Rav Singer explained that he cannot relate to this approach. He prefers to live life deeply and fully, even in times of pain, sorrow or complexity, because these things, too, are part of life. Life encompasses all of these experiences and emotions, and if we ignore those parts of life, we ignore opportunities for meaning and growth.
Over the last five years, I have reflected often on Rav Singer’s words, specifically because his attitude is so different than my own instincts. For me “just getting through” things often becomes my primary goal.
As someone who likes control and order and who thrives on stability and predictability, it is easy for me to feel overwhelmed when things are thrown off balance. When things seem to go wrong, I’d rather blame myself (a tendency that Dr.

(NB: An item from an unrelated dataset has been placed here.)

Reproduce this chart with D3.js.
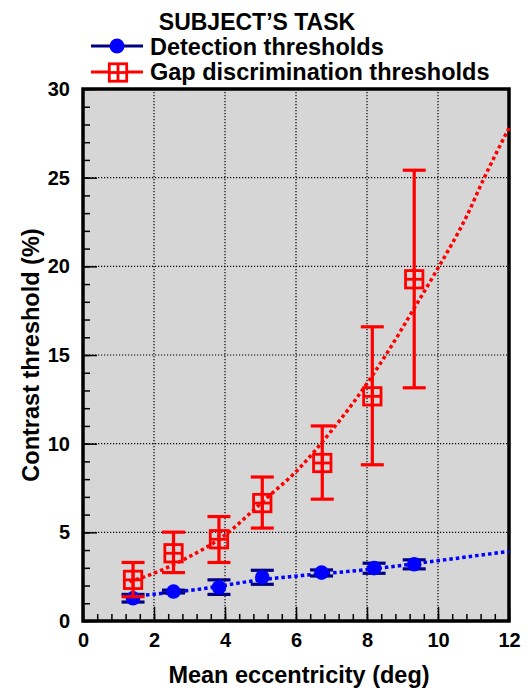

Brene Brown explains in the brilliant video below) than admit that some things are beyond my control. It is hard to avoid the questions of “Why is this happening?” or “Could I or someone else have made choices that could have prevented this?”
But what if the thing that is happening is so big and so encompassing that it is clearly well beyond any of us to understand and try to make sense of it? How should we react when faced with forces that make us feel like we are in a free-fall?
Rav Joseph B Soloveitchik writes:
“Man should not ask: Why evil? He should rather raise the question: What am I supposed to do if confronted with evil; how should I behave vis-a vis evil? The latter is a powerful challenge to man and it is the duty of man to meet this challenge boldly and courageously. Suffering, in the opinion of Judaism, must not be purposeless, wasted. Out of suffering must emerge the ethical norm, the call for repentance, for self elevation. Judaism wants to convert the passional frustrating experience into an integrating, cleansing and redeeming factor.” (Community, Covenant and Commitment, 331-32)
According to Rav Soloveitchik, when we feel most vulnerable, mortal, scared and alone, we need to think about what exactly we should do now and where we should go from here.
We should ask ourselves how we can react to our current situation.
Can we pray with more concentration and thought? Can we reach out to people in need of help in a myriad of ways? Can we make the next best decisions from a place of trust, rather than fear? Can we create more unity, close gaps and make amends with those we usually struggle with? Can we develop our characters, work on our flaws, humbly embrace our limitations and repent in our ways? Can we talk with added patience, see beyond ourselves and try to tap into our greatest potential for good?
Can we live life deeply and meaningfully with purpose and intent?
I shared all these thoughts with my children last night, as the peacefulness of Shabbat came to an end and we knew that things might get more complicated before they get better. We tried to think about how we could best be there for each other during this difficult and stressful time.
With hope and prayer that we won’t just “get through” this, but will make the most of it as well.